Comedian Bob Newhart has a stand-up routine in which a lab technician monitoring an "infinitely many monkeys" experiment discovered that one of the monkeys has typed "To be, or not to be; that is the gezortenblatt."

Goats, a popular webcomic illustrated by Jonathan Rosenberg, featured a story line named infinite typewriters where several characters accidently teleport to an alternate dimension. There they find that this dimension is populated by monkeys with typewriters, presumable typing the scripts of many other dimensions.

Infinite monkey experiments

This is a thought experiment which clearly cannot be carried out in practice, since it calls either for infinite time or infinite resources. Nonetheless, it has inspired efforts in finite random text generation.

"The Monkey Shakespeare Simulator" website, launched on July 1, 2003, contains a Java applet that simulates a large population of monkeys typing randomly, with the stated intention of seeing how long it takes the virtual monkeys to produce a complete Shakespearean play from beginning to end. Though it does not update its records anymore, the generator has generated sequences up to 30 letters long (Example: "Suffolke. As by your high ImpeKnCmV"WLC3s"IvWzSCLviA2:tjbh[,s..." from Henry VI, Part II.) Due to processing power limitations, the program uses a probabilistic model (by using a random number generator) instead of actually generating random text and comparing it to Shakespeare. When the simulator "detects a match" (that is, the RNG generates a certain value or a value within a certain range), the simulator simulates the match by generating matched text.
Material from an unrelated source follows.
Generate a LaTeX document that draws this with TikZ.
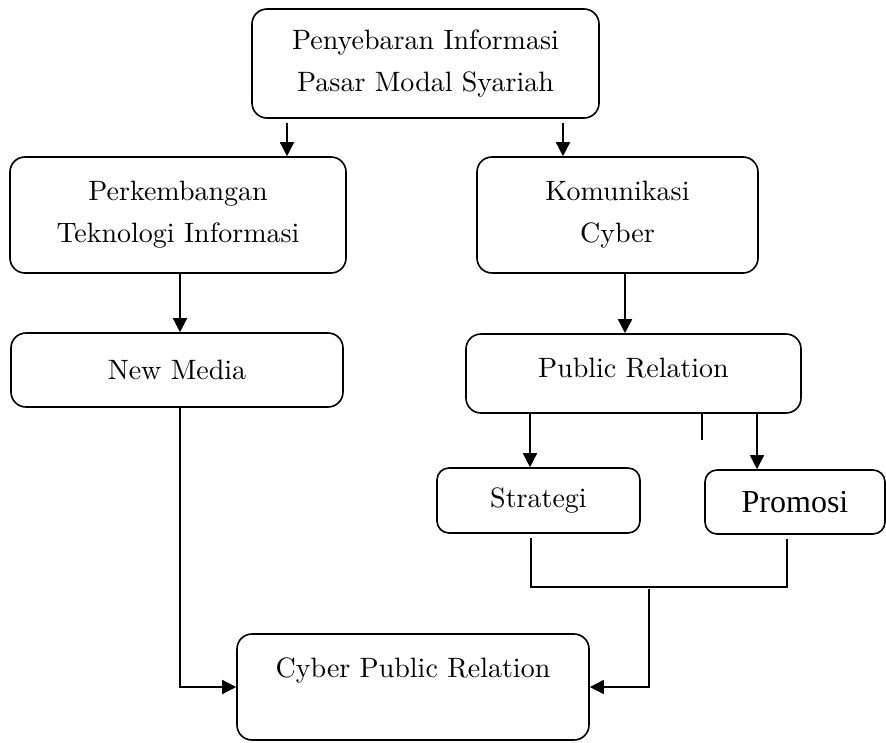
\documentclass[tikz,border=0pt]{standalone}
\usepackage{fontspec}
\usetikzlibrary{arrows.meta}
\setmainfont{lmroman10-regular}[Extension=.otf]
\newfontfamily\promfont{Liberation Serif}
\begin{document}
\begin{tikzpicture}[x=1pt,y=-1pt,
  box/.style={draw, line width=1.6pt, rounded corners=15pt, inner sep=0pt, align=center,
    font=\fontsize{28}{42}\selectfont},
  smallbox/.style={box, rounded corners=12pt},
  conn/.style={line width=1.5pt},
  arr/.style={conn, -{Triangle[length=14pt,width=14pt]}}]
\useasboundingbox (0,0) rectangle (886,742);
% boxes
\node[box, minimum width=347pt, minimum height=109pt] (top) at (425.5,63.5) {Penyebaran Informasi\\Pasar Modal Syariah};
\node[box, minimum width=336pt, minimum height=116pt] (pk) at (178,215) {Perkembangan\\Teknologi Informasi};
\node[box, minimum width=281pt, minimum height=116pt] (kom) at (617.5,215) {Komunikasi\\Cyber};
\node[box, minimum width=332pt, minimum height=74pt] (nm) at (177,370) {New Media};
\node[box, minimum width=335pt, minimum height=79pt, text height=10pt, text depth=3pt] (pr) at (633.5,373.5) {Public Relation};
\node[smallbox, minimum width=203pt, minimum height=65pt] (st) at (538.5,500.5) {Strategi};
\node[smallbox, minimum width=180pt, minimum height=64pt, font=\promfont\fontsize{32}{38}\selectfont] (pm) at (795,502) {Promosi};
\node[box, minimum width=352pt, minimum height=106pt, text height=10pt, text depth=30pt] (cpr) at (413,687) {Cyber Public Relation};
% helper coordinates
\coordinate (xa) at (287,0);
\coordinate (xb) at (563,0);
\coordinate (xc) at (180,0);
\coordinate (xd) at (625,0);
\coordinate (xe) at (530,0);
\coordinate (xf) at (757,0);
\coordinate (tickend) at (702,440);
\coordinate (xh) at (531,0);
\coordinate (xi) at (787,0);
\coordinate (jy) at (0,587);
\coordinate (jstart) at (649,589);
% connectors
\draw[arr, shorten <=4pt] (top.south -| xa) -- (pk.north -| xa);
\draw[arr, shorten <=4pt] (top.south -| xb) -- (kom.north -| xb);
\draw[arr] (pk.south -| xc) -- (nm.north -| xc);
\draw[arr] (kom.south -| xd) -- (pr.north -| xd);
\draw[arr] (pr.south -| xe) -- (st.north -| xe);
\draw[arr] (pr.south -| xf) -- (pm.north -| xf);
\draw[conn] (pr.south -| tickend) -- (tickend);
\draw[arr] (nm.south -| xc) |- (cpr.west);
\draw[conn] ([yshift=-4pt]st.south -| xh) -- (xh |- jy) -- (xi |- jy) -- ([yshift=-4pt]pm.south -| xi);
\draw[arr] (jstart) |- (cpr.east);
\end{tikzpicture}
\end{document}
In 2003, scientists at Paignton Zoo and the University of Plymouth, in Devon in England reported that they had left a computer keyboard in the enclosure of six Sulawesi Crested Macaques for a month; not only did the monkeys produce nothing but five pages (PDF) consisting largely of the letter S, they started by attacking the keyboard with a stone, and continued by urinating and defecating on it.